Maj. Gen. Andrew Rohling, U.S. Army Europe deputy commanding general, is attacking such administrative challenges to improve the Military Personnel Exchange Program experience for those serving in Europe. However, it’s not for everybody, and the right type of character is essential for representing the U.S. Army in our partner formations. Many of our partners look up to the U.S. as the gold standard for defense and therefore, we must do our best to deliver on that expectation by selecting the right people.

Our network of alliances is a form of power that our adversaries try to erode to limit U.S. power and influence around the world. We cannot take this source of strength for granted. As Cavoli pointed out to Military Personnel Exchange Program members, “Every one of you is a critical contribution to the fight. We have to help improve interoperability with our partners and strengthen the alliance.”

History teaches that alliances matter. They can be the decisive edge to deter, and if necessary, win any future war.
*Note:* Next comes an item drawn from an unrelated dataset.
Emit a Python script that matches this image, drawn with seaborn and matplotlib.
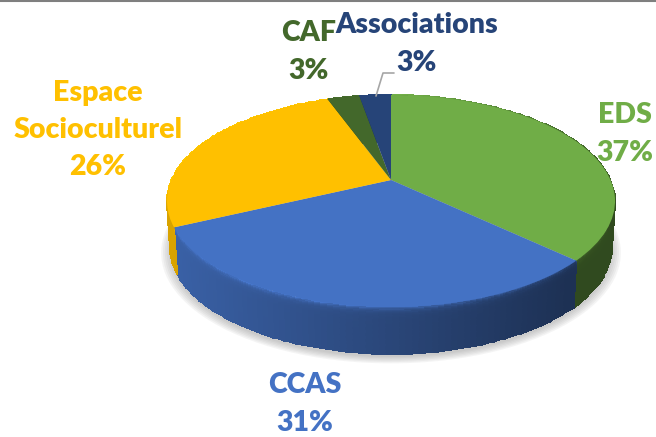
#!/usr/bin/python3
# coding: utf-8
import numpy as np
import matplotlib
matplotlib.use("Agg")
import matplotlib.pyplot as plt
from matplotlib.transforms import Transform
import seaborn as sns

categories = ["EDS", "CCAS", "Espace\nSocioculturel", "CAF", "Associations"]
values = [37.0, 31.0, 26.45, 2.8, 2.75]
colors = ["#70AD47", "#4472C4", "#FFC000", "#43682B", "#264478"]

sns.set_theme(style="white")
plt.rcParams["font.family"] = ["Lato", "DejaVu Sans"]
palette = sns.color_palette(colors)

# pixel geometry of the tilted disc
CX, CY = 391, 201
A, B, C, K = 219.6, 106, 21, 0.198
DEPTH = 47


def project(u, v, drop=0):
    den = 1 + K * v
    taper = 1 - drop * 0.0003
    return CX + A * taper * u / den, CY - (B * v + C) / den + drop


class Tilt(Transform):
    input_dims = output_dims = 2

    def __init__(self, drop=0):
        super().__init__()
        self.drop = drop

    def transform_non_affine(self, values):
        x, y = project(values[:, 0], values[:, 1], self.drop)
        return np.column_stack([x, y])


fig = plt.figure(figsize=(6.56, 4.37), dpi=100)
ax = fig.add_axes([0, 0, 1, 1])

# soft shadow under the disc
for r in [1.04, 1.032, 1.024, 1.016, 1.008, 1.0]:
    wedges, _ = ax.pie([1], colors=["#707070"], radius=r,
                       wedgeprops={"alpha": 0.07, "linewidth": 0, "zorder": 0.5})
    wedges[0].set_transform(Tilt(DEPTH + 3) + ax.transData)

# side wall, one mesh per slice, shaded left to right
edges = np.cumsum([0] + values) / sum(values) * 2 * np.pi
d = np.linspace(0, DEPTH, 40)
for i in range(len(values)):
    t = np.linspace(edges[i], edges[i + 1], 80)
    T, D = np.meshgrid(t, d)
    X, Y = project(np.sin(T), np.cos(T), D)
    xm = (X[:-1, :-1] + X[1:, 1:]) / 2
    dm = (D[:-1, :-1] + D[1:, 1:]) / 2
    wall = np.clip(0.85 - (xm - 170) * 0.43 / 405, 0.43, 0.88)
    rim = np.clip(1.12 - (xm - 400) * 0.5 / 190, 0.5, 1.12)
    shade = wall + (rim - wall) * np.exp(-dm / 2.5)
    rgb = np.clip(np.array(palette[i])[None, None, :] * shade[:, :, None], 0, 1)
    ax.pcolormesh(X, Y, rgb, shading="flat", edgecolors="face", linewidth=0.2, zorder=1)

# top face
wedges, _ = ax.pie(values, colors=palette, startangle=90, counterclock=False,
                   wedgeprops={"linewidth": 0, "zorder": 2})
for w in wedges:
    w.set_transform(Tilt() + ax.transData)

# labels
label_xy = [(625, 134), (305, 404), (98, 130), (309, 52), (417, 44)]
for name, v, col, (x, y) in zip(categories, values, palette, label_xy):
    ax.text(x, y, f"{name}\n{round(v)}%", color=col, ha="center", va="center",
            fontsize=20.5, fontweight="heavy", linespacing=1.53, zorder=3)

# leader line for Associations
ax.plot([376, 383, 394], [96, 73, 73], color="#A6A6A6", lw=1.2, zorder=3)
# grey line along the top of the picture
ax.axhline(0.5, color="#7F7F7F", lw=1.5, zorder=3)

ax.set_aspect("auto")
ax.set_xlim(0, 656)
ax.set_ylim(437, 0)
ax.axis("off")
fig.savefig("out.png", dpi=100, facecolor="white")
U.K. Chief of the General Staff Gen. Sir Mark Carleton-Smith summed it up well in March during the 73rd Kermit Roosevelt Lecture at the U.S. Army Command and General Staff College at Fort Leavenworth, Kansas, saying:

“The challenge is to ensure that our military relationship, underwritten by security forces of successive generations, and that we’ve paid for in blood and sacrifice, doesn’t come to seem like the final chapter in a fading affair, rather than the backbone of our future in a more competitive world in which history is far from finished with us.”

The web of Military Personnel Exchange Program human networks not only builds partner capacity but also provides points of influence, increases interoperability and ultimately, is the bulwark of protecting critical relationships with partners and allies.

Lt. Col. Arnel P. David serves as the U.S. special assistant to the chief of the General Staff of the British Army, Andover, England. Previously, he was chief of staff for the Army Future Studies Group, formerly the Chief of Staff of the Army’s Strategic Studies Group, Washington, D.C. He is a co-author of Military Strategy in the 21st Century: People, Connectivity, and Competition.